Movie #333 Crash
(2004, US, d. Paul Haggis)
It’s hard to get an ensemble movie right. It’s even harder to make that movie stand alone. Crash not only succeeds in both of these tasks, but surpasses them emotionally a million times over. What often happens with short vignettes that try to come together and point to a uniform thematic point is that though the overall message is praise-worthy, the individual segments are cheesy or worst, not genuine. I mean, it’s a logical error. When faced with little time, screenwriters will often use the most expedited ways to tell stories. These usually involve shortcuts, and not the pretty ones. Screenwriters Paul Haggis and Robert Moresco thankfully don’t fall into this trap.
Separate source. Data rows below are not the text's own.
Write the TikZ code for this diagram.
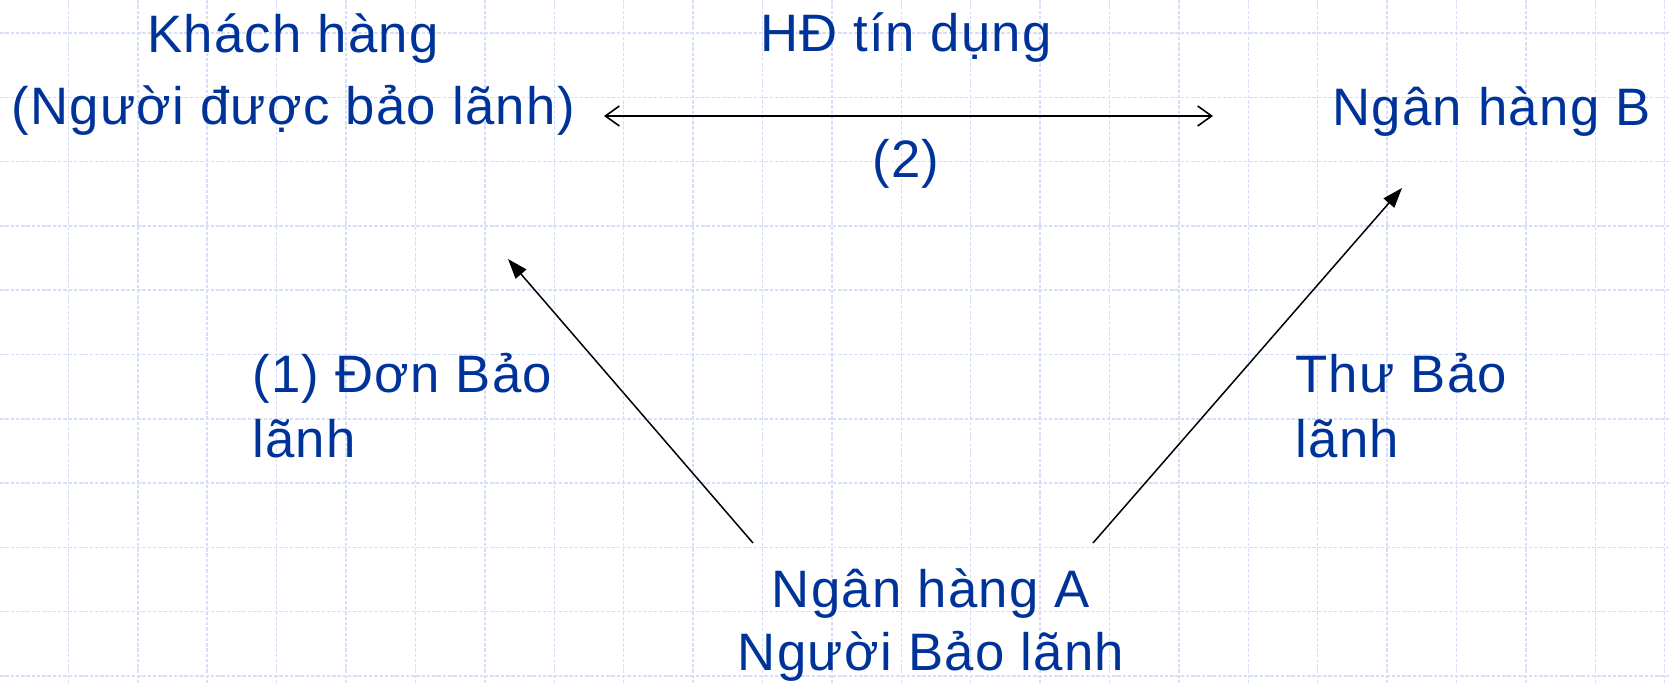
\documentclass[tikz,border=0pt]{standalone}
\usepackage{fontspec}
\setmainfont{Liberation Sans}[LetterSpace=2.5]
\usetikzlibrary{arrows.meta}
\definecolor{tinte}{HTML}{003399}
\definecolor{raster}{HTML}{D6DEF8}
\tikzset{
  gitter/.style={raster,line width=0.8pt,dash pattern=on 2pt off 1pt},
  txt/.style={tinte,font=\fontsize{30}{37}\selectfont,inner sep=0pt},
  pfeil/.style={-{Triangle[length=4mm,width=2.8mm]},line width=0.85pt},
  dpfeil/.style={{Straight Barb[length=2.8mm,width=4mm]}-{Straight Barb[length=2.8mm,width=4mm]},line width=0.9pt},
}
\begin{document}
\begin{tikzpicture}[x=0.02cm,y=-0.02cm]
  \useasboundingbox[fill=white] (0,0) rectangle (1670,685);
  % Raster
  \foreach \i in {1,...,24} \draw[gitter] ({-1+69.4*\i},0) -- ({-1+69.4*\i},685);
  \foreach \j in {0,...,10} \draw[gitter] (0,{33+64.3*\j}) -- (1670,{33+64.3*\j});
  % Beteiligte (base = letzte Zeile)
  \node[txt,align=center,anchor=base,font=\fontsize{30}{41.5}\selectfont] (kunde) at (293,125) {Khách hàng\\(Người được bảo lãnh)};
  \node[txt,anchor=base west] (bankB) at (1332,126) {Ngân hàng B};
  \node[txt,align=center,anchor=base,font=\fontsize{30}{35.3}\selectfont] (bankA) at (931,670) {Ngân hàng A\\Người Bảo lãnh};
  \node[txt,anchor=base] (vertrag) at (906,52) {HĐ tín dụng};
  \node[txt,anchor=base] (zwei) at (906,178) {(2)};
  \node[txt,align=left,anchor=base west] (antrag) at (252,458) {(1) Đơn Bảo\\lãnh};
  \node[txt,align=left,anchor=base west] (brief) at (1295,458) {Thư Bảo\\lãnh};
  % Pfeile
  \coordinate (kundeR) at (604,116);
  \coordinate (bankBL) at (1213,116);
  \coordinate (aLinks) at (753,543);
  \coordinate (aRechts) at (1093,543);
  \coordinate (kundeU) at (508,259);
  \coordinate (bankBU) at (1402,188);
  \draw[dpfeil] (kundeR) -- (bankBL);
  \draw[pfeil] (aLinks) -- (kundeU);
  \draw[pfeil] (aRechts) -- (bankBU);
\end{tikzpicture}
\end{document}
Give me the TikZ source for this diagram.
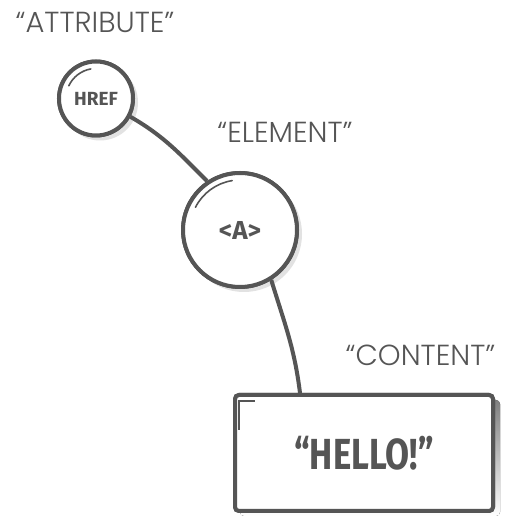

Instead, somehow they are able to use the time to their own advantage, selling complex stories in practically no time at all. This is a film about Los Angeles and after living here for a few years, you come to love those movies, because Hollywood movies that portray the real LA are rare and hard to come by. Even rarer are the ones with a redeeming message. Crash is that sort of film. With an incredible ensemble cast including Don Cheadle, Sandra Bullock, Brendan Fraser, Chris Bridges, Michael Pena, Matt Dillon, Ryan Philippe, Thandie Newton, and Terrence Howard, it is the sort of film that if written well, you don’t really have to worry too much about how the performances will turn out. It is a film about unity and a film about our connectedness, and in order to that, it is a film that highlights our differences. Crash is a wonderful piece of filmmaking. Moving, powerful, and touching, it’s a film that doesn’t leave the mind, or the senses, easily.